■ INFORMATION PROVIDED ■
= = = = =

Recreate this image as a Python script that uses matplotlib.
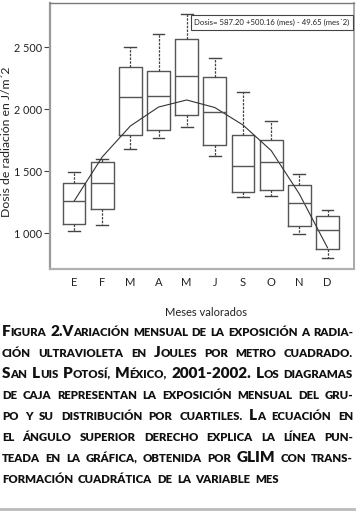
import matplotlib
matplotlib.use("Agg")
import matplotlib.pyplot as plt
from matplotlib.ticker import FuncFormatter

# ---------------- data ----------------
months = ["E", "F", "M", "A", "M", "J", "S", "O", "N", "D"]
whislo = [1016, 1065, 1675, 1764, 1857, 1621, 1290, 1296, 990, 801]
q1 = [1070, 1191, 1792, 1831, 1949, 1710, 1331, 1344, 1054, 871]
med = [1256, 1400, 2094, 2105, 2269, 1973, 1538, 1570, 1242, 1024]
q3 = [1405, 1570, 2341, 2309, 2565, 2255, 1790, 1749, 1385, 1135]
whishi = [1494, 1594, 2502, 2602, 2764, 2414, 2135, 1906, 1478, 1183]
fitted = [1256, 1613, 1863, 2016, 2073, 2012, 1871, 1665, 1315, 881]
yticks = [1000, 1500, 2000, 2500]

equation = "Dosis= 587.20 +500.16 (mes) - 49.65 (mes´2)"
ylabel = "Dosis de radiación en J/m´2"
xlabel = "Meses valorados"
caption_lines = [
    "Figura 2.Variación mensual de la exposición a radia-",
    "ción ultravioleta en Joules por metro cuadrado.",
    "San Luis Potosí, México, 2001-2002. Los diagramas",
    "de caja representan la exposición mensual del gru-",
    "po y su distribución por cuartiles. La ecuación en",
    "el ángulo superior derecho explica la línea pun-",
    "teada en la gráfica, obtenida por GLIM con trans-",
    "formación cuadrática de la variable mes",
]

plt.rcParams['font.family'] = ['Lato', 'DejaVu Sans']

W, H = 358, 514
fig = plt.figure(figsize=(W / 100, H / 100), dpi=100)
ax = fig.add_axes([50 / W, 1 - 268.5 / H, 304 / W, 265.5 / H])

positions = list(range(1, len(months) + 1))
stats = [dict(whislo=a, q1=b, med=c, q3=d, whishi=e)
         for a, b, c, d, e in zip(whislo, q1, med, q3, whishi)]
ax.bxp(stats, positions=positions, widths=0.81, capwidths=0.42,
       showfliers=False, manage_ticks=False,
       boxprops=dict(color='#555555', lw=1.0),
       medianprops=dict(color='#555555', lw=1.0),
       whiskerprops=dict(color='#444444', lw=0.9, ls=(0, (2, 1))),
       capprops=dict(color='#444444', lw=1.0))
ax.plot(positions, fitted, color='#333333', lw=0.8)

ax.set_xlim(0.148, 10.94)
ax.set_ylim(714, 2855)
ax.set_xticks(positions)
ax.set_xticklabels(months)
ax.set_yticks(yticks)
ax.yaxis.set_major_formatter(FuncFormatter(lambda v, p: f"{int(v):,}".replace(",", " ")))
ax.tick_params(axis='x', length=0, pad=6.0, labelsize=8, colors='#222222')
ax.tick_params(axis='y', length=4.5, width=0.8, pad=1.5, labelsize=7.8,
               color='#444444', labelcolor='#222222')
for side, col, lw in [('left', '#9a9a9a', 1.6), ('top', '#7a7a7a', 1.0),
                      ('right', '#9a9a9a', 1.2), ('bottom', '#b0b0b0', 1.6)]:
    ax.spines[side].set_color(col)
    ax.spines[side].set_linewidth(lw)

fig.text(272 / W, 1 - 22.5 / H, equation, ha='center', va='center', fontsize=5.6,
         color='#222222',
         bbox=dict(boxstyle='square,pad=0.45', fc='white', ec='#444444', lw=0.8))
fig.text(7.0 / W, 1 - 142 / H, ylabel, rotation=90, ha='center', va='center',
         fontsize=8.8, color='#222222')
fig.text(206 / W, 1 - 312 / H, xlabel, ha='center', va='center',
         fontsize=8, color='#222222')

# ---------------- small-caps justified caption ----------------
renderer = fig.canvas.get_renderer()
cap_family = ['Lato', 'DejaVu Sans']
cap_weight = 'heavy'


def runs_of(word):
    out = []
    prev_big = True
    for ch in word:
        if ch.isalpha():
            big = ch.isupper()
        elif ch.isdigit():
            big = True
        else:
            big = prev_big
        prev_big = big
        c = ch if big else ch.upper()
        if out and out[-1][1] == big:
            out[-1][0] += c
        else:
            out.append([c, big])
    return out


def measure(s, size):
    t = fig.text(0, 0, s, fontsize=size, fontweight=cap_weight, family=cap_family)
    w = t.get_window_extent(renderer).width
    t.remove()
    return w


x0, x1 = 2.0, 353.0
avail = x1 - x0
big_size, small_size = 10.0, 7.4


def layout(bs, ss):
    lines = []
    for line in caption_lines:
        words = []
        for wd in line.split(" "):
            rs = runs_of(wd)
            ws = [measure(s, bs if b else ss) for s, b in rs]
            words.append((rs, ws, sum(ws)))
        lines.append(words)
    return lines


lines = layout(big_size, small_size)
mingap = 3.8
scale = min((avail - mingap * (len(words) - 1)) / sum(w[2] for w in words)
            for words in lines[:-1])
big_size *= scale
small_size *= scale
lines = layout(big_size, small_size)

baseline0 = 336.0
spacing = 21.0
for i, words in enumerate(lines):
    nat = sum(w[2] for w in words)
    if i < len(lines) - 1:
        gap = (avail - nat) / (len(words) - 1)
    else:
        gap = mingap + 1.0
    x = x0
    yb = baseline0 + i * spacing
    for rs, ws, tot in words:
        xx = x
        for (s, b), w in zip(rs, ws):
            fig.text(xx / W, 1 - yb / H, s, fontsize=big_size if b else small_size,
                     fontweight=cap_weight, family=cap_family,
                     ha='left', va='baseline', color='#111111')
            xx += w
        x += tot + gap

fig.add_artist(plt.Line2D([0, 354 / W], [1 - 509 / H, 1 - 509 / H],
                          color='#bbbbbb', lw=2.0, transform=fig.transFigure))

fig.savefig("out.png", dpi=100)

= = = = =

■ DIRECTIVE ■
Return only the lines from the start of the data through the line that contains "from matplotlib.ticker import FuncFormatter", please, copying them exactly and omitting all pictures.

■ RESPONSE BELOW ■
Recreate this image as a Python script that uses matplotlib.
import matplotlib
matplotlib.use("Agg")
import matplotlib.pyplot as plt
from matplotlib.ticker import FuncFormatter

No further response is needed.